** Begin Records shown **
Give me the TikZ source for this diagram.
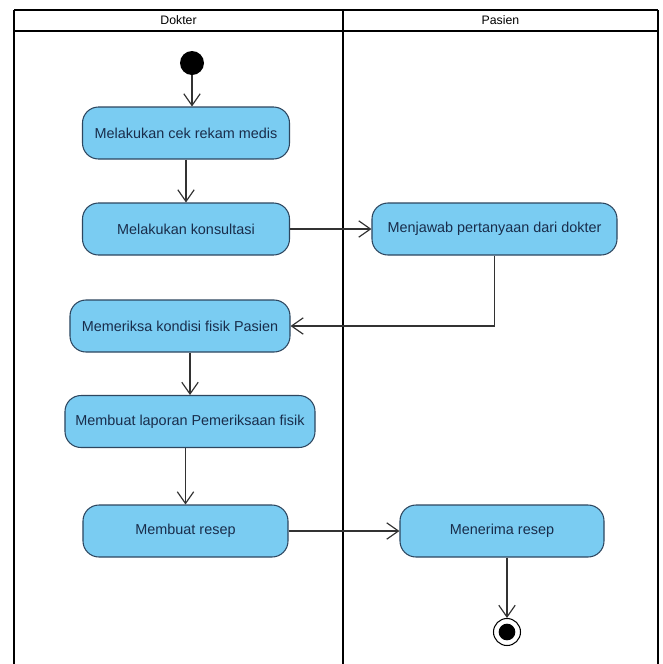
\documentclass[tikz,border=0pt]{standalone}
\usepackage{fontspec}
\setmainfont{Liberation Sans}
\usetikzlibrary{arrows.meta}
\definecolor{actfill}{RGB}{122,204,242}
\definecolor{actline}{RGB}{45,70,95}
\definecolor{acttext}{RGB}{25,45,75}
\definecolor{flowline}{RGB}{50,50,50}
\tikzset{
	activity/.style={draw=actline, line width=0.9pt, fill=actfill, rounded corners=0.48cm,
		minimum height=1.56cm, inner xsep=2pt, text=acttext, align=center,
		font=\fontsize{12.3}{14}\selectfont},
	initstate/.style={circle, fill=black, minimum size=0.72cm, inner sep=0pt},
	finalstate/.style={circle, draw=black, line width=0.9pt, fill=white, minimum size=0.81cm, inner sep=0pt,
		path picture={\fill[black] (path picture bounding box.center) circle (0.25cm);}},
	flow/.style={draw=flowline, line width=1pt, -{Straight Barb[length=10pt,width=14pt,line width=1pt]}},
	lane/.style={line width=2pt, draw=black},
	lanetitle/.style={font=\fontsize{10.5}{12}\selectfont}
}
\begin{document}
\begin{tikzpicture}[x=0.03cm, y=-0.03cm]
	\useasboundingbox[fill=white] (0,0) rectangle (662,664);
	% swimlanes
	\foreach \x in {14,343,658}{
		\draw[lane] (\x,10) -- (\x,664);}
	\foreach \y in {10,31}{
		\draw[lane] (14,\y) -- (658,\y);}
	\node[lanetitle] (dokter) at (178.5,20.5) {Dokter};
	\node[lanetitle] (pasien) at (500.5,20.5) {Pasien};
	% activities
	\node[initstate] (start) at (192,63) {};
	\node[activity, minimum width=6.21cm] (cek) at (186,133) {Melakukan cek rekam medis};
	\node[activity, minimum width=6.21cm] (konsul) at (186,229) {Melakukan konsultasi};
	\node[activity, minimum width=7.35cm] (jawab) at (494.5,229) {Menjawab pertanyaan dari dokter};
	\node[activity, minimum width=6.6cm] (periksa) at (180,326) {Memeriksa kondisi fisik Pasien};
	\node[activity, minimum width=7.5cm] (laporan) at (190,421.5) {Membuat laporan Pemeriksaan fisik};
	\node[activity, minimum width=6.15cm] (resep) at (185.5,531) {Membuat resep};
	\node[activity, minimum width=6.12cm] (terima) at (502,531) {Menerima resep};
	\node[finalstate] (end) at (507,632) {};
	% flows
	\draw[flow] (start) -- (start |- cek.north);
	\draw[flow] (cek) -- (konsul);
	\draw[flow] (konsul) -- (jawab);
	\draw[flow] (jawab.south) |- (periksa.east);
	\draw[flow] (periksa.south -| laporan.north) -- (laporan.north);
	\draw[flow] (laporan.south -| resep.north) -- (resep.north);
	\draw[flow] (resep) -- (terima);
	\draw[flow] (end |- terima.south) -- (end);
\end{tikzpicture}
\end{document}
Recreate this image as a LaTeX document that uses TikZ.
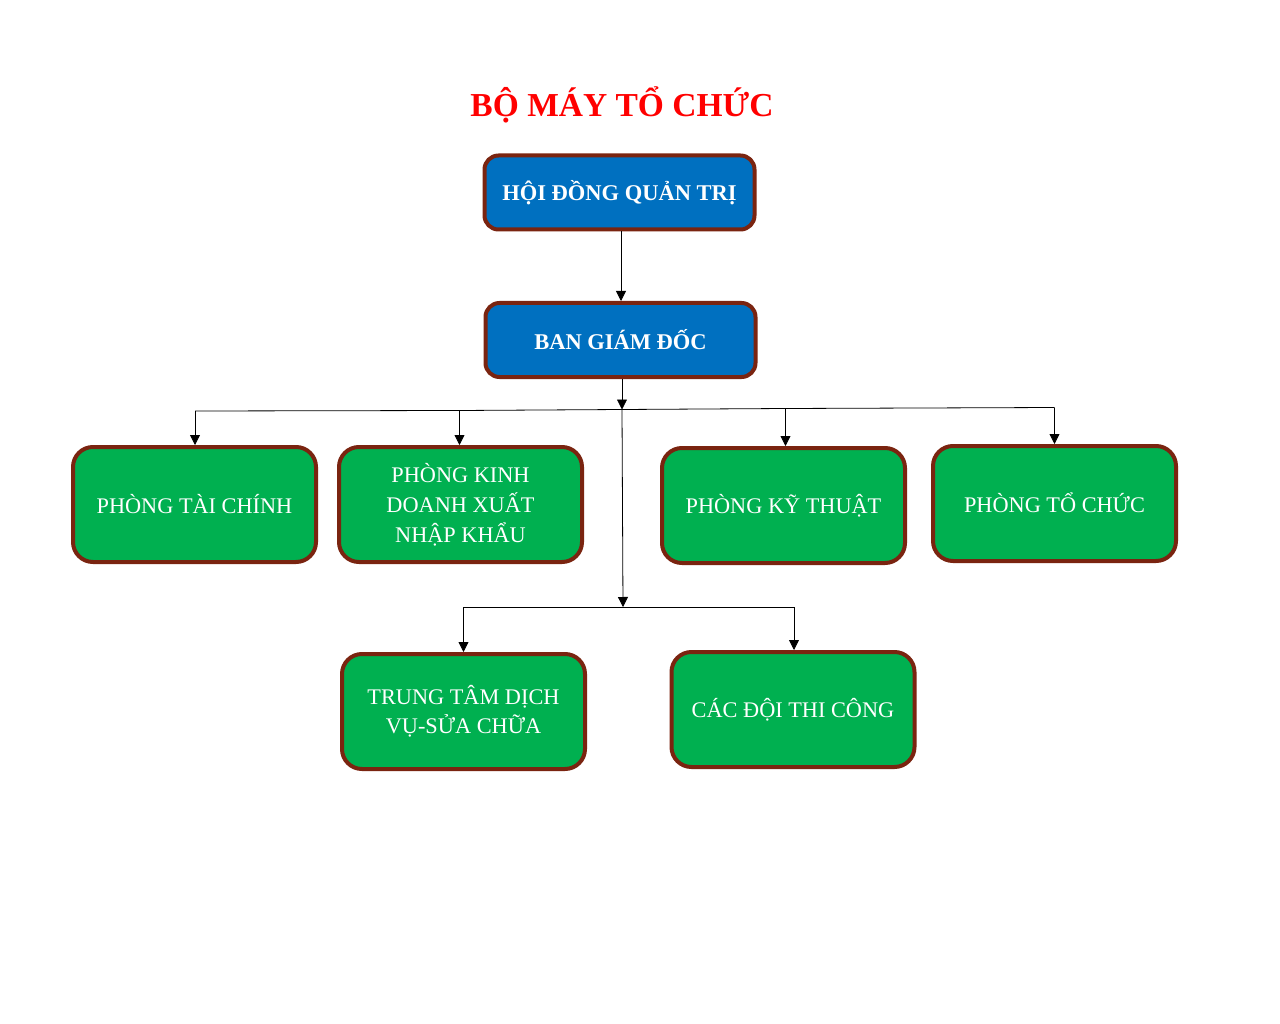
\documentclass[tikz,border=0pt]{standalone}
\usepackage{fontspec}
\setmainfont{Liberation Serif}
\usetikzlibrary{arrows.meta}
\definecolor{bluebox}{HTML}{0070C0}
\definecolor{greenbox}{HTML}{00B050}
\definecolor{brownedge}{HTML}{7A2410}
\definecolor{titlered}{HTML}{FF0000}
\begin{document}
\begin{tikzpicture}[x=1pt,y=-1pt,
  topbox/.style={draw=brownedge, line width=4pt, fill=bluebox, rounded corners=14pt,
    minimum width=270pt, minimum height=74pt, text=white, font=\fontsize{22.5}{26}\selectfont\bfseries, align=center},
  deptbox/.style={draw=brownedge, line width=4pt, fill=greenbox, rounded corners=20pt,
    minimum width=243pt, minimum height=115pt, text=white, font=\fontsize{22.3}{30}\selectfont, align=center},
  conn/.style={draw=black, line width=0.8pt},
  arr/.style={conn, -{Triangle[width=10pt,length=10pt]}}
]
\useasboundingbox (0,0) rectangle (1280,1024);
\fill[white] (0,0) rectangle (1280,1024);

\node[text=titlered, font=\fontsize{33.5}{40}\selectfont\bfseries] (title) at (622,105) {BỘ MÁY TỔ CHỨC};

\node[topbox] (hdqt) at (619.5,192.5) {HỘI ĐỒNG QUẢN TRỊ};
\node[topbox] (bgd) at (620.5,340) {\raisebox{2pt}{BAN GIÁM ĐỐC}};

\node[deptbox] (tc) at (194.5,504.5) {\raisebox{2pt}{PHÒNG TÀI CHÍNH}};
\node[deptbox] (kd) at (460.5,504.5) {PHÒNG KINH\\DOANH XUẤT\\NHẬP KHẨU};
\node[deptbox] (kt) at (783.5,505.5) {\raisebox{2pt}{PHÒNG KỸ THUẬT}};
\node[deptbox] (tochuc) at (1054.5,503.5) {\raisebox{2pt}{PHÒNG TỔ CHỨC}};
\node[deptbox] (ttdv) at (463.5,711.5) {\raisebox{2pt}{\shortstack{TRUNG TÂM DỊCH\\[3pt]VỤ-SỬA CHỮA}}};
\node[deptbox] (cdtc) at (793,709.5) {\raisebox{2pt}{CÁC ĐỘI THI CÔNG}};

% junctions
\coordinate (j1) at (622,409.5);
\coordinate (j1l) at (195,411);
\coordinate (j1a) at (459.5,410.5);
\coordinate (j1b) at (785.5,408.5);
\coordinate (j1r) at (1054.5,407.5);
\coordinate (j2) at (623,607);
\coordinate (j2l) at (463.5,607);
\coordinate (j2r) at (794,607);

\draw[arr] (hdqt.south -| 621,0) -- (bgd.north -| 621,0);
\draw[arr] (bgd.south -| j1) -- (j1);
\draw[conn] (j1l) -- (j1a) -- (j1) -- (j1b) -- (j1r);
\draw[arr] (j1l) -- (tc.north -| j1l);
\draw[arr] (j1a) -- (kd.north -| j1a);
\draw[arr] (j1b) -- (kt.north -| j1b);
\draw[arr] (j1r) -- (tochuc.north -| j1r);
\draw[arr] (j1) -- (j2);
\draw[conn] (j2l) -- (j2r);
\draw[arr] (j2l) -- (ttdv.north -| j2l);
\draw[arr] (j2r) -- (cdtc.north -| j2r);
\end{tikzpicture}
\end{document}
** End Records shown **
Aim:
Without the pictures, give again only the lines beginning at the line that contains "Recreate this image" and stopping after the line that contains "(cdtc) at (793,709.5)", exactly as written.

Solution for this exercise:
Recreate this image as a LaTeX document that uses TikZ.
\documentclass[tikz,border=0pt]{standalone}
\usepackage{fontspec}
\setmainfont{Liberation Serif}
\usetikzlibrary{arrows.meta}
\definecolor{bluebox}{HTML}{0070C0}
\definecolor{greenbox}{HTML}{00B050}
\definecolor{brownedge}{HTML}{7A2410}
\definecolor{titlered}{HTML}{FF0000}
\begin{document}
\begin{tikzpicture}[x=1pt,y=-1pt,
  topbox/.style={draw=brownedge, line width=4pt, fill=bluebox, rounded corners=14pt,
    minimum width=270pt, minimum height=74pt, text=white, font=\fontsize{22.5}{26}\selectfont\bfseries, align=center},
  deptbox/.style={draw=brownedge, line width=4pt, fill=greenbox, rounded corners=20pt,
    minimum width=243pt, minimum height=115pt, text=white, font=\fontsize{22.3}{30}\selectfont, align=center},
  conn/.style={draw=black, line width=0.8pt},
  arr/.style={conn, -{Triangle[width=10pt,length=10pt]}}
]
\useasboundingbox (0,0) rectangle (1280,1024);
\fill[white] (0,0) rectangle (1280,1024);

\node[text=titlered, font=\fontsize{33.5}{40}\selectfont\bfseries] (title) at (622,105) {BỘ MÁY TỔ CHỨC};

\node[topbox] (hdqt) at (619.5,192.5) {HỘI ĐỒNG QUẢN TRỊ};
\node[topbox] (bgd) at (620.5,340) {\raisebox{2pt}{BAN GIÁM ĐỐC}};

\node[deptbox] (tc) at (194.5,504.5) {\raisebox{2pt}{PHÒNG TÀI CHÍNH}};
\node[deptbox] (kd) at (460.5,504.5) {PHÒNG KINH\\DOANH XUẤT\\NHẬP KHẨU};
\node[deptbox] (kt) at (783.5,505.5) {\raisebox{2pt}{PHÒNG KỸ THUẬT}};
\node[deptbox] (tochuc) at (1054.5,503.5) {\raisebox{2pt}{PHÒNG TỔ CHỨC}};
\node[deptbox] (ttdv) at (463.5,711.5) {\raisebox{2pt}{\shortstack{TRUNG TÂM DỊCH\\[3pt]VỤ-SỬA CHỮA}}};
\node[deptbox] (cdtc) at (793,709.5) {\raisebox{2pt}{CÁC ĐỘI THI CÔNG}};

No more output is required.